◆ WORK REQUIRED
Tally the lines that hold the string "matplotlib", and reply with the count alone.

** begin **

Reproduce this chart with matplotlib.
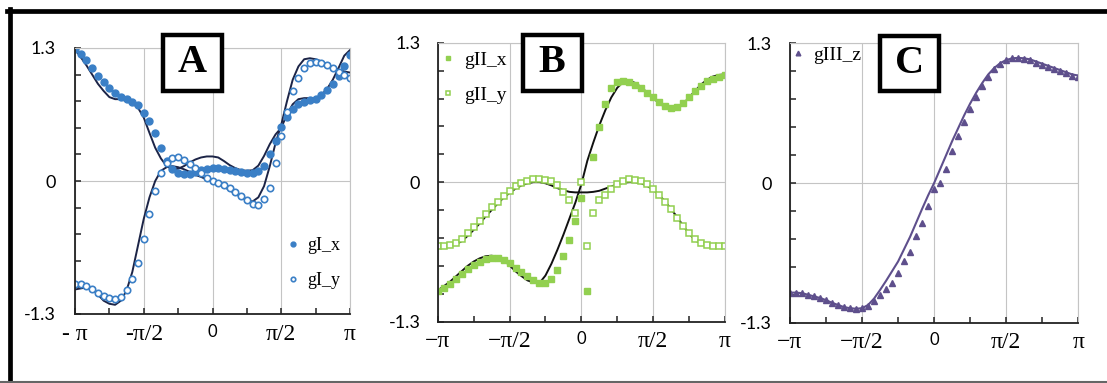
import numpy as np
import matplotlib.pyplot as plt
from matplotlib.patches import Rectangle
from matplotlib.lines import Line2D

plt.rcParams['font.family'] = ['Liberation Serif', 'DejaVu Serif']

# angle grid, pi/24 steps from -pi to pi
x = np.linspace(-np.pi, np.pi, 49)

# panel A
gI_x = [1.29, 1.245, 1.18, 1.105, 1.03, 0.965, 0.91, 0.86, 0.82, 0.80,
        0.77, 0.74, 0.66, 0.585, 0.47, 0.325, 0.195, 0.12, 0.08, 0.065,
        0.07, 0.09, 0.11, 0.12, 0.125, 0.125, 0.12, 0.11, 0.10, 0.09,
        0.075, 0.075, 0.10, 0.15, 0.26, 0.39, 0.53, 0.63, 0.70, 0.75,
        0.77, 0.79, 0.80, 0.84, 0.89, 0.95, 1.03, 1.12, 1.23]
gI_x_fit = [1.29, 1.21, 1.13, 1.04, 0.95, 0.88, 0.82, 0.80, 0.80, 0.78,
            0.76, 0.715, 0.62, 0.47, 0.325, 0.22, 0.145, 0.115, 0.12, 0.145,
            0.18, 0.21, 0.23, 0.24, 0.24, 0.23, 0.195, 0.155, 0.125, 0.105,
            0.10, 0.105, 0.15, 0.245, 0.36, 0.455, 0.52, 0.65, 0.75, 0.80,
            0.81, 0.81, 0.81, 0.84, 0.90, 0.99, 1.105, 1.225, 1.28]
gI_y = [-1.01, -1.01, -1.03, -1.06, -1.09, -1.12, -1.14, -1.15, -1.13, -1.07,
        -0.96, -0.80, -0.57, -0.325, -0.10, 0.08, 0.18, 0.22, 0.23, 0.21,
        0.17, 0.125, 0.075, 0.03, 0.0, -0.015, -0.035, -0.07, -0.11, -0.15,
        -0.19, -0.22, -0.23, -0.18, -0.065, 0.18, 0.44, 0.67, 0.88, 1.01,
        1.105, 1.15, 1.16, 1.155, 1.13, 1.105, 1.07, 1.04, 1.01]
gI_y_fit = [-1.06, -1.05, -1.04, -1.06, -1.11, -1.17, -1.20, -1.21, -1.17, -1.07,
            -0.89, -0.63, -0.37, -0.16, 0.0, 0.10, 0.135, 0.145, 0.135, 0.115,
            0.09, 0.06, 0.04, 0.015, 0.0, -0.025, -0.055, -0.09, -0.125, -0.16,
            -0.19, -0.20, -0.16, -0.05, 0.145, 0.37, 0.55, 0.78, 0.99, 1.12,
            1.19, 1.20, 1.19, 1.17, 1.14, 1.11, 1.09, 1.07, 1.06]

# panel B
gII_x = [-1.01, -0.99, -0.95, -0.905, -0.855, -0.81, -0.77, -0.74, -0.715, -0.705,
         -0.71, -0.725, -0.755, -0.795, -0.835, -0.875, -0.91, -0.935, -0.94, -0.905,
         -0.82, -0.69, -0.54, -0.36, -0.15, -1.01, 0.235, 0.515, 0.73, 0.88,
         0.93, 0.94, 0.935, 0.91, 0.88, 0.835, 0.79, 0.745, 0.71, 0.695,
         0.705, 0.74, 0.795, 0.85, 0.90, 0.94, 0.965, 0.985, 1.0]
gII_x_fit = [-1.01, -0.97, -0.93, -0.88, -0.83, -0.78, -0.74, -0.71, -0.69, -0.685,
             -0.695, -0.725, -0.775, -0.83, -0.875, -0.915, -0.935, -0.94, -0.87, -0.76,
             -0.63, -0.49, -0.34, -0.19, -0.02, 0.20, 0.37, 0.53, 0.67, 0.79,
             0.88, 0.935, 0.945, 0.925, 0.885, 0.835, 0.785, 0.735, 0.70, 0.685,
             0.695, 0.73, 0.79, 0.85, 0.91, 0.955, 0.985, 1.0, 1.005]
gII_y = [-0.59, -0.59, -0.585, -0.565, -0.53, -0.475, -0.42, -0.36, -0.295, -0.235,
         -0.18, -0.125, -0.08, -0.035, -0.005, 0.015, 0.03, 0.03, 0.025, 0.01,
         -0.03, -0.095, -0.165, -0.29, 0.0, -0.59, -0.29, -0.165, -0.115, -0.06,
         -0.02, 0.015, 0.03, 0.025, 0.015, -0.015, -0.06, -0.115, -0.18, -0.25,
         -0.33, -0.405, -0.475, -0.53, -0.565, -0.585, -0.59, -0.59, -0.59]
gII_y_fit = [-0.60, -0.60, -0.595, -0.58, -0.55, -0.50, -0.445, -0.385, -0.32, -0.26,
             -0.20, -0.145, -0.10, -0.06, -0.03, -0.01, 0.0, 0.0, -0.01, -0.03,
             -0.055, -0.075, -0.09, -0.095, -0.095, -0.095, -0.09, -0.08, -0.06, -0.04,
             -0.02, -0.005, 0.0, 0.0, -0.01, -0.035, -0.07, -0.12, -0.18, -0.25,
             -0.325, -0.405, -0.48, -0.54, -0.575, -0.59, -0.595, -0.60, -0.60]

# panel C
gIII_z = [-1.02, -1.02, -1.025, -1.04, -1.055, -1.07, -1.09, -1.115, -1.135, -1.15,
          -1.16, -1.17, -1.165, -1.14, -1.10, -1.04, -0.985, -0.93, -0.84, -0.73,
          -0.64, -0.49, -0.37, -0.21, -0.06, 0.0, 0.13, 0.30, 0.44, 0.565,
          0.69, 0.80, 0.905, 0.99, 1.06, 1.11, 1.14, 1.16, 1.165, 1.155,
          1.14, 1.12, 1.10, 1.08, 1.06, 1.04, 1.02, 1.0, 0.99]
gIII_z_fit = [-1.02, -1.02, -1.025, -1.04, -1.055, -1.07, -1.09, -1.115, -1.135, -1.155,
              -1.165, -1.17, -1.165, -1.135, -1.075, -0.995, -0.91, -0.82, -0.73, -0.615,
              -0.50, -0.37, -0.24, -0.115, 0.0, 0.13, 0.26, 0.39, 0.51, 0.63,
              0.74, 0.84, 0.93, 1.01, 1.07, 1.115, 1.145, 1.16, 1.165, 1.16,
              1.15, 1.13, 1.11, 1.09, 1.07, 1.05, 1.03, 1.01, 1.0]

W, H = 1107, 383
fig = plt.figure(figsize=(W / 100, H / 100), dpi=100)


def px_axes(l, t, r, b):
    return fig.add_axes([l / W, 1 - b / H, (r - l) / W, (b - t) / H])


def style(ax, xlabels, ypad):
    ax.set_xlim(-np.pi, np.pi)
    ax.set_ylim(-1.3, 1.3)
    ax.set_xticks([-np.pi, -np.pi / 2, 0, np.pi / 2, np.pi])
    ax.set_xticks([-3 * np.pi / 4, -np.pi / 4, np.pi / 4, 3 * np.pi / 4], minor=True)
    ax.set_xticklabels(xlabels)
    for lab in ax.get_xticklabels():
        if lab.get_text() == '0':
            lab.set_fontsize(12)
            lab.set_family(['Lato', 'DejaVu Sans'])
        else:
            lab.set_fontsize(17)
    ax.set_yticks([-1.3, 0, 1.3])
    ax.set_yticks([-1.04, -0.78, -0.52, -0.26, 0.26, 0.52, 0.78, 1.04], minor=True)
    ax.set_yticklabels(['-1.3', '0', '1.3'], family=['Lato', 'DejaVu Sans'], fontsize=13)
    ax.tick_params(which='both', direction='in', length=4, width=1.1, color='#222')
    ax.tick_params(axis='y', pad=ypad)
    ax.tick_params(axis='x', pad=7)
    ax.grid(True, which='major', color='#c4c4c4', lw=0.8)
    ax.set_axisbelow(True)
    for s in ['left', 'bottom']:
        ax.spines[s].set_color('#222')
        ax.spines[s].set_linewidth(1.3)
    for s in ['top', 'right']:
        ax.spines[s].set_color('#c4c4c4')
        ax.spines[s].set_linewidth(0.8)


def tag(letter, l, t, r, b):
    fig.add_artist(Rectangle((l / W, 1 - b / H), (r - l) / W, (b - t) / H,
                             transform=fig.transFigure, fill=True, fc='white',
                             ec='black', lw=3.2, zorder=10))
    fig.text((l + r) / 2 / W, 1 - (t + b) / 2 / H, letter, ha='center', va='center',
             fontsize=29, fontweight='bold', zorder=11)


blue = '#3a7fc6'
navy = '#1c2447'
green = '#92d050'
purple = '#5e4f8c'

# panel A
axA = px_axes(75, 48, 350, 314)
axA.plot(x, gI_x_fit, color=navy, lw=1.4)
axA.plot(x, gI_y_fit, color=navy, lw=1.4)
hA1, = axA.plot(x, gI_x, 'o', color=blue, ms=5.0, mec=blue)
hA2, = axA.plot(x, gI_y, 'o', color=blue, ms=4.6, mfc='white', mec=blue, mew=1.2)
style(axA, ['- \u03c0', '-\u03c0/2', '0', '\u03c0/2', '\u03c0'], 14)
axA.legend([hA1, hA2], ['gI_x', 'gI_y'], loc='upper left', bbox_to_anchor=(0.765, 0.29),
           frameon=False, fontsize=13, handlelength=0.8, handletextpad=0.4,
           labelspacing=1.0, markerscale=0.7, borderpad=0, borderaxespad=0)

# panel B
axB = px_axes(437.7, 42.7, 725, 321.7)
axB.plot(x, gII_x_fit, color='#111111', lw=1.4)
axB.plot(x, gII_y_fit, color='#111111', lw=1.4)
hB1, = axB.plot(x, gII_x, 's', color=green, ms=4.2, mec=green)
hB2, = axB.plot(x, gII_y, 's', color=green, ms=4.0, mfc='white', mec=green, mew=1.1)
style(axB, ['\u2212\u03c0', '\u2212\u03c0/2', '0', '\u03c0/2', '\u03c0'], 12.5)
axB.legend([hB1, hB2], ['gII_x', 'gII_y'], loc='upper left', bbox_to_anchor=(0.01, 0.97),
           frameon=False, fontsize=14, handlelength=0.8, handletextpad=0.4,
           labelspacing=0.9, markerscale=0.7, borderpad=0, borderaxespad=0)

# panel C
axC = px_axes(790, 43.3, 1078.3, 322.7)
axC.plot(x, gIII_z_fit, color=purple, lw=1.5)
hC1, = axC.plot(x, gIII_z, '^', color=purple, ms=4.8, mec=purple)
style(axC, ['\u2212\u03c0', '\u2212\u03c0/2', '0', '\u03c0/2', '\u03c0'], 13)
axC.legend([hC1], ['gIII_z'], loc='upper left', bbox_to_anchor=(0.0, 0.99),
           frameon=False, fontsize=14, handlelength=0.8, handletextpad=0.4,
           markerscale=0.7, borderpad=0, borderaxespad=0)

# panel letters
tag('A', 163, 35, 222, 91)
tag('B', 522.7, 35, 581.7, 90.7)
tag('C', 880, 36, 939.3, 90.7)

# outer frame
fig.add_artist(Line2D([7 / W, 1], [1 - 10.5 / H, 1 - 10.5 / H], color='black', lw=3.4,
                      transform=fig.transFigure))
fig.add_artist(Line2D([9.5 / W, 9.5 / W], [0, 1 - 9 / H], color='black', lw=3.4,
                      transform=fig.transFigure))
fig.add_artist(Line2D([0, 1], [1.5 / H, 1.5 / H], color='#666666', lw=1.5,
                      transform=fig.transFigure))

fig.savefig('out.png', dpi=100)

** end **

◆ FINAL RESULT
4